It’s been a few months since I have taken the time to write.
A few insanely busy, incredibly fulfilling, beautiful months.
I cannot believe I am about to document my thoughts and feelings after having been on the Island for a year.
How quickly things can change.
Today, whilst waiting at the airport to travel back to Ontario, I watched a Ted Talk on grief. I feel so grateful to be in a season in which I am not dealing with imminent grief; however, the premise of the Ted Talk was on the idea that one cannot “move on” from grief -- we shouldn’t expect someone to, and should not be expected to. It feels like the timing was **perfect**, and I will intertwine this concept throughout this reflection.
Ten years ago, on this very weekend, my beautiful Grammy Anne died. That weekend, my life was changed forever. I had experienced deep trauma, anxiety and sadness before, but for the first time, I truly experienced grief. My Grammy was absolutely the finest woman.
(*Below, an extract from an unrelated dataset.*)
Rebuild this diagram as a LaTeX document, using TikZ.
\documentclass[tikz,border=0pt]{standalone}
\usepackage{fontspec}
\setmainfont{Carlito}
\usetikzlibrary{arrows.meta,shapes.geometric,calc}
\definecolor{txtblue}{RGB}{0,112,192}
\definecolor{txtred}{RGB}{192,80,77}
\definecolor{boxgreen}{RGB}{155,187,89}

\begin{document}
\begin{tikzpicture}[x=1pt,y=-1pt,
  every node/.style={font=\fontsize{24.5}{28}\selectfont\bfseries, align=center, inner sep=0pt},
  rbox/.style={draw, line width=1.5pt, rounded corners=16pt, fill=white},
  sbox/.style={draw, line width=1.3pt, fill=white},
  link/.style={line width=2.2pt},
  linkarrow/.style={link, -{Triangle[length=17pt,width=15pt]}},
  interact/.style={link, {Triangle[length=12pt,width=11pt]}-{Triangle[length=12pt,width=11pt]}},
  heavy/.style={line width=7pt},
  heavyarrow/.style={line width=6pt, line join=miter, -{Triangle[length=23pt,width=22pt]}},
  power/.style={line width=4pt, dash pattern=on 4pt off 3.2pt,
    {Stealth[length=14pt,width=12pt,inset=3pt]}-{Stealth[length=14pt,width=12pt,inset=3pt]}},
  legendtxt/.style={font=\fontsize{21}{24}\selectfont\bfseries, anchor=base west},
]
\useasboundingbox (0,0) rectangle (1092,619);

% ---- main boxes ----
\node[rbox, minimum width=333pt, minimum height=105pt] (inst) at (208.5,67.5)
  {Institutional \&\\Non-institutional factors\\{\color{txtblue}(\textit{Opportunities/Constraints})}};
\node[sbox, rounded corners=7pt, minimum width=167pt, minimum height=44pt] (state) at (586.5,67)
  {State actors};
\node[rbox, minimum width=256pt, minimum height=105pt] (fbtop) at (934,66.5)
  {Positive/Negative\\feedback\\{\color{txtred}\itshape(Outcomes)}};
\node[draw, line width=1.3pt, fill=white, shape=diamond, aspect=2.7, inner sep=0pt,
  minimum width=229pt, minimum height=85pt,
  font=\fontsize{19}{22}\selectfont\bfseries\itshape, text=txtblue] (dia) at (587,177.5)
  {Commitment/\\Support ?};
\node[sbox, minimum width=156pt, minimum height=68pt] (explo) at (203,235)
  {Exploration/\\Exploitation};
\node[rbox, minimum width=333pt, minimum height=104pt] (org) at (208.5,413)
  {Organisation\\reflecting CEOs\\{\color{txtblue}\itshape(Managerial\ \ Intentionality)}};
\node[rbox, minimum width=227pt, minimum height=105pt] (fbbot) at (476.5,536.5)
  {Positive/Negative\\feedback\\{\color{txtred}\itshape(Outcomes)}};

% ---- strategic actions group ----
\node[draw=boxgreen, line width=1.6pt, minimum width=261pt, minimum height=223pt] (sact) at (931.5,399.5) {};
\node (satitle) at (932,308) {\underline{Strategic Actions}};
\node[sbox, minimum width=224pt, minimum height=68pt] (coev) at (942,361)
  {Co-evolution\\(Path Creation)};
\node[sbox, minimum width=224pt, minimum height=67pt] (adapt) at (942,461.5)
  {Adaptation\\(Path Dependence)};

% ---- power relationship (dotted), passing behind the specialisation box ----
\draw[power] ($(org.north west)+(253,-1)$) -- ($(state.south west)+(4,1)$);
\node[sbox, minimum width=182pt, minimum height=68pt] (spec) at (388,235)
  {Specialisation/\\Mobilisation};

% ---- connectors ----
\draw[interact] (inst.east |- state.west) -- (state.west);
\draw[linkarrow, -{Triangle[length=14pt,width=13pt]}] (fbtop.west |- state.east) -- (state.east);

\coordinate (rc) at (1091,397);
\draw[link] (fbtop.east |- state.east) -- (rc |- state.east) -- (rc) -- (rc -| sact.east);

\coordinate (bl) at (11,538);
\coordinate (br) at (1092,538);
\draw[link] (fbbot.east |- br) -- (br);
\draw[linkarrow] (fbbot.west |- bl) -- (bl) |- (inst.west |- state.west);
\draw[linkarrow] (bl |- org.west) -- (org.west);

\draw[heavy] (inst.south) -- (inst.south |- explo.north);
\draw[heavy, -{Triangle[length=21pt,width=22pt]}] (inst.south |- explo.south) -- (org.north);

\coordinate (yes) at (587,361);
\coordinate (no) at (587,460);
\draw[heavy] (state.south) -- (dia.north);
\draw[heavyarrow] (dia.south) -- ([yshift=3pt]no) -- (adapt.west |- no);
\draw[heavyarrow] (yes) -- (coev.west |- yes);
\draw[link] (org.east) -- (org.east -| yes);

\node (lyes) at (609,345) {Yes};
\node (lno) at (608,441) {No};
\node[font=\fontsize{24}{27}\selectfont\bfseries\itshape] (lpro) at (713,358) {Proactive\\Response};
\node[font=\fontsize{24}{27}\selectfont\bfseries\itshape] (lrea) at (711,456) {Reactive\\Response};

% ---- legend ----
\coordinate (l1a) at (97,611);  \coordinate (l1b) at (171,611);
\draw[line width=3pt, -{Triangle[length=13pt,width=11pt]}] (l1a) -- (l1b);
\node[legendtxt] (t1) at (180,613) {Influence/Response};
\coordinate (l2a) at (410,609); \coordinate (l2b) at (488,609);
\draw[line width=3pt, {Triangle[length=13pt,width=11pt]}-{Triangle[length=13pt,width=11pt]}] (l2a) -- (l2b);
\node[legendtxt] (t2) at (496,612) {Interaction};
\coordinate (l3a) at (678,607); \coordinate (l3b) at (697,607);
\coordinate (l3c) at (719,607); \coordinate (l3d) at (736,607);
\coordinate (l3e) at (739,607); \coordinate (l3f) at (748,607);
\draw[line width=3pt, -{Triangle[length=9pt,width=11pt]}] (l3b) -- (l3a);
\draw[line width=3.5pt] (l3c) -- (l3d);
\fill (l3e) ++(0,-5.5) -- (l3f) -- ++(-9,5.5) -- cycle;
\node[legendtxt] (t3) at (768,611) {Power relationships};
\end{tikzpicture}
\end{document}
She was posh, without being over the top; she was the most fun, without trying too hard (actually without trying, period); she was incredibly brilliant, super sporty, musical, great in the kitchen, filled with love and joy – the true matriarch of our family, and the QUEEN of traditions. She was a support system, cheerleader, mentor….what was I going to do without her?! And, how could I, as the eldest child/grandchild, support my Mom, her siblings, my siblings, and my cousins?! Hence, grief.
That same year, I finished my first year of university, experienced adult life in a new light, and I had fallen in love for the first time.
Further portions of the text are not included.